Even if you are a critical worker, if your child can remain at home rather than attend school, on some or all days, then they should. Please only use the offer of education when it is crucial for you to undertake your critical role.
If you are unsure whether you are classified as a critical worker, visit the government website where the full list of critical workers is published.
If you are one of the many parents home-schooling your child at the moment and you’re struggling with access to Broadband or equipment, please be assured we are working with schools to gain an understanding of the issues you are reporting and how we may be able to help. I will be able to tell you more soon.
There is light at the end of the tunnel with the vaccine rollout continuing at pace, but in the meantime please continue to follow the lockdown rules and take extra care.
As always you can rest assured we will continue to work to keep you safe and keep the city moving forwards.
Council looking to purchase flats to help rough sleepers
Regular readers will know that I’m extremely proud of the work the council has done to support those in need during the pandemic.
I would like to single out our housing team here – they have worked wonders to support rough sleepers across the city over the past ten months.
The team aims to offer rough sleepers the right level support and find them accommodation to help them stay off the streets for good.
On this note, the council is looking to buy a refurbished office building in Lincoln Road which has been converted into flats. The flats would be used as ‘next steps accommodation’ to house former rough sleepers who have remained committed to staying off the streets after spending time in hostels or rest centres in the city.
If a competitive purchase price can be agreed, part of the money used to purchase the building would come from a government grant.

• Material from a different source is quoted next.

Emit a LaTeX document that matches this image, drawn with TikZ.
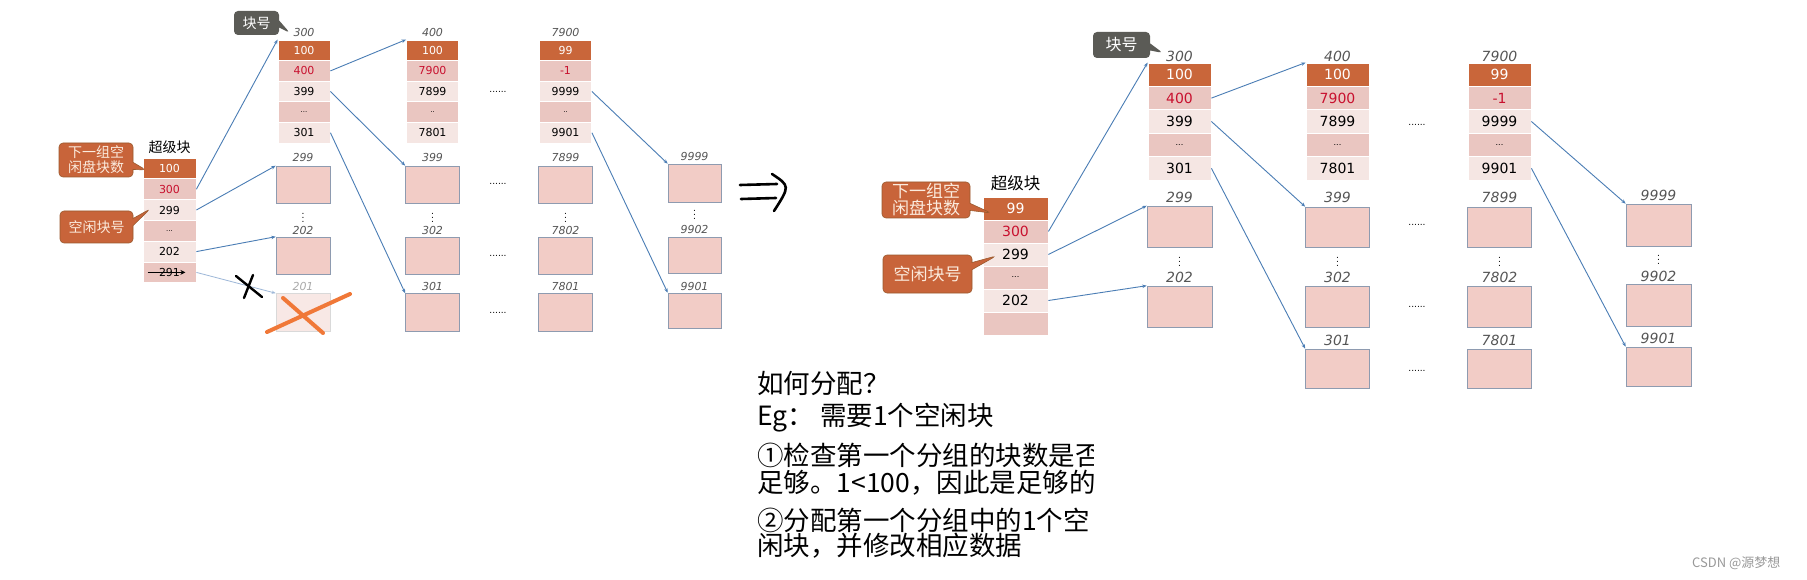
\documentclass[tikz,border=0pt]{standalone}
\usepackage{fontspec}
\setmainfont{DejaVu Sans}
\newfontfamily\cjk{Noto Sans CJK SC}
\usetikzlibrary{arrows.meta,shapes.callouts}
\definecolor{hdrC}{HTML}{C9663A}
\definecolor{rowD}{HTML}{EAC6C1}
\definecolor{rowL}{HTML}{F5E6E3}
\definecolor{boxC}{HTML}{F2CCC6}
\definecolor{boxB}{HTML}{8E9BB0}
\definecolor{fadeC}{HTML}{F8E8E5}
\definecolor{redC}{HTML}{C8102E}
\definecolor{labC}{HTML}{555555}
\definecolor{linkC}{HTML}{4A7DB5}
\definecolor{fadeLink}{HTML}{9DB7D8}
\definecolor{calC}{HTML}{C8643A}
\definecolor{calB}{HTML}{9A5A2E}
\definecolor{calT}{HTML}{FBEBDD}
\definecolor{grayC}{HTML}{5B5B56}
\definecolor{xorange}{HTML}{F07838}
\newcommand{\numL}{\fontsize{11}{12}\selectfont}
\newcommand{\numR}{\fontsize{14}{15}\selectfont}
\newcommand{\labL}{\fontsize{11}{12}\selectfont\itshape}
\newcommand{\labR}{\fontsize{14}{15}\selectfont\itshape}
\tikzset{
  cL/.style={rectangle, minimum width=52pt, minimum height=20.6pt, inner sep=0pt, draw=white, line width=0.8pt, font=\numL},
  cS/.style={rectangle, minimum width=53pt, minimum height=20.8pt, inner sep=0pt, draw=white, line width=0.8pt, font=\numL},
  cR/.style={rectangle, minimum width=63pt, minimum height=23.4pt, inner sep=0pt, draw=white, line width=0.8pt, font=\numR},
  cRS/.style={rectangle, minimum width=65pt, minimum height=23pt, inner sep=0pt, draw=white, line width=0.8pt, font=\numR},
  hdr/.style={fill=hdrC, text=white},
  dk/.style={fill=rowD},
  lt/.style={fill=rowL},
  redtxt/.style={text=redC},
  bx/.style={rectangle, inner sep=0pt, fill=boxC, draw=boxB, line width=0.6pt},
  bL/.style={bx, minimum width=54pt, minimum height=37pt},
  bR/.style={bx, minimum width=64pt, minimum height=41pt},
  labl/.style={text=labC, font=\labL, inner sep=0pt},
  labr/.style={text=labC, font=\labR, inner sep=0pt},
  link/.style={draw=linkC, line width=0.9pt, -{Stealth[length=4.5pt,width=3.5pt]}},
  vd/.style={inner sep=0pt, font=\fontsize{9}{9}\selectfont},
  hd/.style={inner sep=0pt, font=\fontsize{9}{9}\selectfont},
  call/.style={rectangle callout, rounded corners=4pt, fill=calC, draw=calB, line width=0.6pt, text=calT, align=center, inner sep=0pt},
  gcall/.style={rectangle callout, rounded corners=4pt, fill=grayC, text=white, inner sep=0pt},
  txt/.style={anchor=west, inner sep=0pt, font=\cjk\fontsize{26.5}{26.5}\selectfont}
}
\begin{document}
\begin{tikzpicture}[x=1pt,y=-1pt]
\fill[white] (0,0) rectangle (1807,580);
\useasboundingbox (0,0) rectangle (1807,580);

%================ LEFT DIAGRAM =================
% super block
\node[font=\cjk\fontsize{14}{14}\selectfont, inner sep=0pt] (Lsup) at (169.5,147) {超级块};
\node[cS,hdr] (Ls1) at (169.5,168.4) {100};
\node[cS,dk,redtxt] (Ls2) at (169.5,189.2) {300};
\node[cS,lt] (Ls3) at (169.5,210) {299};
\node[cS,dk] (Ls4) at (169.5,230.8) {\fontsize{7}{7}\selectfont ...};
\node[cS,lt] (Ls5) at (169.5,251.6) {202};
\node[cS,dk] (Ls6) at (169.5,272.4) {291};
\draw[line width=1.6pt, -{Stealth[length=5pt,width=5pt]}] ([xshift=5pt]Ls6.west) -- ([xshift=-11pt]Ls6.east);

% callouts
\node[call, minimum width=74pt, minimum height=34pt, font=\cjk\fontsize{14}{15}\selectfont,
      callout absolute pointer={(146,170)}] (Lc1) at (96,160) {下一组空\\闲盘块数};
\node[call, minimum width=73pt, minimum height=32pt, font=\cjk\fontsize{14}{15}\selectfont,
      callout absolute pointer={(150,209)}] (Lc2) at (96.5,227) {空闲块号};
\node[gcall, minimum width=45pt, minimum height=24pt, font=\cjk\fontsize{14}{14}\selectfont,
      callout absolute pointer={(290,33)}] (Lk) at (256.5,23) {块号};

% column 300
\node[labl] (Lt300) at (304,32) {300};
\node[cL,hdr] (La1) at (304,50.3) {100};
\node[cL,dk,redtxt] (La2) at (304,70.9) {400};
\node[cL,lt] (La3) at (304,91.5) {399};
\node[cL,dk] (La4) at (304,112.1) {\fontsize{7}{7}\selectfont ...};
\node[cL,lt] (La5) at (304,132.7) {301};
% column 400
\node[labl] (Lt400) at (432.5,32) {400};
\node[cL,hdr] (Lb1) at (432.5,50.3) {100};
\node[cL,dk,redtxt] (Lb2) at (432.5,70.9) {7900};
\node[cL,lt] (Lb3) at (432.5,91.5) {7899};
\node[cL,dk] (Lb4) at (432.5,112.1) {\fontsize{7}{7}\selectfont ..};
\node[cL,lt] (Lb5) at (432.5,132.7) {7801};
% column 7900
\node[labl] (Lt7900) at (565.5,32) {7900};
\node[cL,hdr] (Lc1b) at (565.5,50.3) {99};
\node[cL,dk,redtxt] (Lc2b) at (565.5,70.9) {-1};
\node[cL,lt] (Lc3b) at (565.5,91.5) {9999};
\node[cL,dk] (Lc4b) at (565.5,112.1) {\fontsize{7}{7}\selectfont ..};
\node[cL,lt] (Lc5b) at (565.5,132.7) {9901};

% boxes under column 300
\node[labl] at (303,157) {299};
\node[bL] (Lp1) at (303,184.5) {};
\node[vd] at (303,215) {$\vdots$};
\node[labl] at (303,230) {202};
\node[bL] (Lp2) at (303,255.5) {};
\node[labl, text=labC!50] at (303,286) {201};
\node[bx, fill=fadeC, draw=gray!30, minimum width=54pt, minimum height=38pt] (Lp3) at (303,312.5) {};
% boxes under column 400
\node[labl] at (432.5,157) {399};
\node[bL] (Lq1) at (432.5,184.5) {};
\node[vd] at (432.5,215) {$\vdots$};
\node[labl] at (432.5,230) {302};
\node[bL] (Lq2) at (432.5,255.5) {};
\node[labl] at (432.5,286) {301};
\node[bL, minimum height=38pt] (Lq3) at (432.5,312.5) {};
% boxes under column 7900
\node[labl] at (565.5,157) {7899};
\node[bL] (Lr1) at (565.5,184.5) {};
\node[vd] at (565.5,215) {$\vdots$};
\node[labl] at (565.5,230) {7802};
\node[bL] (Lr2) at (565.5,255.5) {};
\node[labl] at (565.5,286) {7801};
\node[bL, minimum height=38pt] (Lr3) at (565.5,312.5) {};
% boxes 9999 group
\node[labl] at (694.5,156) {9999};
\node[bL, minimum width=53pt, minimum height=38pt] (Lu1) at (694.5,183) {};
\node[vd] at (694.5,212) {$\vdots$};
\node[labl] at (694.5,229) {9902};
\node[bL, minimum width=53pt, minimum height=36pt] (Lu2) at (694.5,255) {};
\node[labl] at (694.5,286) {9901};
\node[bL, minimum width=53pt, minimum height=35pt] (Lu3) at (694.5,310.5) {};
% ellipses
\node[hd] at (498,92) {......};
\node[hd] at (498,184) {......};
\node[hd] at (498,256) {......};
\node[hd] at (498,313) {......};

% connectors left
\draw[link] (Ls2.east) -- (La1.north west);
\draw[link] (Ls3.east) -- (Lp1.north west);
\draw[link] (Ls5.east) -- (Lp2.north west);
\draw[draw=fadeLink, line width=0.8pt, -{Stealth[length=4pt,width=3pt]}] (Ls6.east) -- (Lp3.north west);
\draw[link] (La2.east) -- (Lb1.north west);
\draw[link] (La3.east) -- (Lq1.north west);
\draw[link] (La5.east) -- (Lq3.north west);
\draw[link] (Lc3b.east) -- (Lu1.north west);
\draw[link] (Lc5b.east) -- (Lu3.north west);

% hand-drawn marks
\draw[line width=2.4pt, line cap=round] (236,276) -- (262,297);
\draw[line width=2.4pt, line cap=round] (244,298) -- (253,275);
\draw[xorange, line width=4pt, line cap=round] (283,298) -- (323,333);
\draw[xorange, line width=4pt, line cap=round] (267,332) -- (350,294);

% big arrow
\draw[line width=2.6pt, line cap=round] (740,185) -- (777,184);
\draw[line width=2.6pt, line cap=round] (741,199) -- (776,198);
\draw[line width=2.6pt, line cap=round] (772,174) .. controls (790,186) .. (774,211);

%================ RIGHT DIAGRAM =================
\node[font=\cjk\fontsize{16.5}{16.5}\selectfont, inner sep=0pt] (Rsup) at (1015.5,183) {超级块};
\node[cRS,hdr] (Rs1) at (1015.5,208.5) {99};
\node[cRS,dk,redtxt] (Rs2) at (1015.5,231.5) {300};
\node[cRS,lt] (Rs3) at (1015.5,254.5) {299};
\node[cRS,dk] (Rs4) at (1015.5,277.5) {\fontsize{8}{8}\selectfont ...};
\node[cRS,lt] (Rs5) at (1015.5,300.5) {202};
\node[cRS,dk] (Rs6) at (1015.5,323.5) {};

\node[call, minimum width=88pt, minimum height=36pt, font=\cjk\fontsize{17}{17}\selectfont,
      callout absolute pointer={(991,213)}] (Rc1) at (926,200) {下一组空\\闲盘块数};
\node[call, minimum width=89pt, minimum height=38pt, font=\cjk\fontsize{17}{17}\selectfont,
      callout absolute pointer={(996,256)}] (Rc2) at (927.5,274) {空闲块号};
\node[gcall, minimum width=57pt, minimum height=26pt, font=\cjk\fontsize{16}{16}\selectfont,
      callout absolute pointer={(1163,53)}] (Rk) at (1121.5,45) {块号};

% column 300
\node[labr] at (1179.5,56) {300};
\node[cR,hdr] (Ra1) at (1179.5,74.7) {100};
\node[cR,dk,redtxt] (Ra2) at (1179.5,98.1) {400};
\node[cR,lt] (Ra3) at (1179.5,121.5) {399};
\node[cR,dk] (Ra4) at (1179.5,144.9) {\fontsize{8}{8}\selectfont ...};
\node[cR,lt] (Ra5) at (1179.5,168.3) {301};
% column 400
\node[labr] at (1337.5,56) {400};
\node[cR,hdr] (Rb1) at (1337.5,74.7) {100};
\node[cR,dk,redtxt] (Rb2) at (1337.5,98.1) {7900};
\node[cR,lt] (Rb3) at (1337.5,121.5) {7899};
\node[cR,dk] (Rb4) at (1337.5,144.9) {\fontsize{8}{8}\selectfont ...};
\node[cR,lt] (Rb5) at (1337.5,168.3) {7801};
% column 7900
\node[labr] at (1499.5,56) {7900};
\node[cR,hdr] (Rc1b) at (1499.5,74.7) {99};
\node[cR,dk,redtxt] (Rc2b) at (1499.5,98.1) {-1};
\node[cR,lt] (Rc3b) at (1499.5,121.5) {9999};
\node[cR,dk] (Rc4b) at (1499.5,144.9) {\fontsize{8}{8}\selectfont ...};
\node[cR,lt] (Rc5b) at (1499.5,168.3) {9901};

% boxes under 300
\node[labr] at (1179.5,197) {299};
\node[bR, minimum width=65pt] (Rp1) at (1179.5,226.5) {};
\node[vd] at (1179.5,259) {$\vdots$};
\node[labr] at (1179.5,277) {202};
\node[bR, minimum width=65pt] (Rp2) at (1179.5,306.5) {};
% boxes under 400
\node[labr] at (1337.5,197) {399};
\node[bR, minimum height=40pt] (Rq1) at (1337.5,227) {};
\node[vd] at (1337.5,259) {$\vdots$};
\node[labr] at (1337.5,277) {302};
\node[bR] (Rq2) at (1337.5,306.5) {};
\node[labr] at (1337.5,340) {301};
\node[bR, minimum height=39pt] (Rq3) at (1337.5,368.5) {};
% boxes under 7900
\node[labr] at (1499.5,197) {7899};
\node[bR, minimum height=40pt] (Rr1) at (1499.5,227) {};
\node[vd] at (1499.5,259) {$\vdots$};
\node[labr] at (1499.5,277) {7802};
\node[bR] (Rr2) at (1499.5,306.5) {};
\node[labr] at (1499.5,340) {7801};
\node[bR, minimum height=39pt] (Rr3) at (1499.5,368.5) {};
% boxes 9999 group
\node[labr] at (1658.5,195) {9999};
\node[bR, minimum width=65pt, minimum height=42pt] (Ru1) at (1658.5,225) {};
\node[vd] at (1658.5,257) {$\vdots$};
\node[labr] at (1658.5,276) {9902};
\node[bR, minimum width=65pt, minimum height=42pt] (Ru2) at (1658.5,305) {};
\node[labr] at (1658.5,338) {9901};
\node[bR, minimum width=65pt, minimum height=39pt] (Ru3) at (1658.5,366.5) {};
% ellipses
\node[hd] at (1417,125) {......};
\node[hd] at (1417,225) {......};
\node[hd] at (1417,307) {......};
\node[hd] at (1417,371) {......};

% connectors right
\draw[link] (Rs2.east) -- (Ra1.north west);
\draw[link] (Rs3.east) -- (Rp1.north west);
\draw[link] (Rs5.east) -- (Rp2.north west);
\draw[link] (Ra2.east) -- (Rb1.north west);
\draw[link] (Ra3.east) -- (Rq1.north west);
\draw[link] (Ra5.east) -- (Rq3.north west);
\draw[link] (Rc3b.east) -- (Ru1.north west);
\draw[link] (Rc5b.east) -- (Ru3.north west);

%================ TEXT =================
\node[txt] (t1) at (757,383) {如何分配？};
\node[txt] (t2) at (757,418) {Eg： 需要1个空闲块};
\begin{scope}
\clip (740,435) rectangle (1093,475);
\node[txt] (t3) at (757,455) {①检查第一个分组的块数是否};
\end{scope}
\node[txt] (t4) at (757,483) {足够。1<100，因此是足够的};
\node[txt] (t5) at (757,520) {②分配第一个分组中的1个空};
\node[txt] (t6) at (757,546) {闲块，并修改相应数据};

\node[anchor=west, inner sep=0pt, text=gray!80, font=\cjk\fontsize{13}{13}\selectfont] (wm) at (1692,563) {CSDN @源梦想};
\end{tikzpicture}
\end{document}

Funds have also been provided for two council officers who will support residents to ease into the practicalities of running a home for the first time in months or years, including household budgeting and getting set up online to get cheaper bills and tariffs.
This property could be a great next step for those who have made a determined commitment to stay off the streets. They will be supported during a two-year tenancy by officers who will give them practical support to help them achieve their aim of becoming financially independent while living in long-term accommodation.
If this gets the go-ahead it would be a real benefit for our city and I’ll keep you updated of its progress.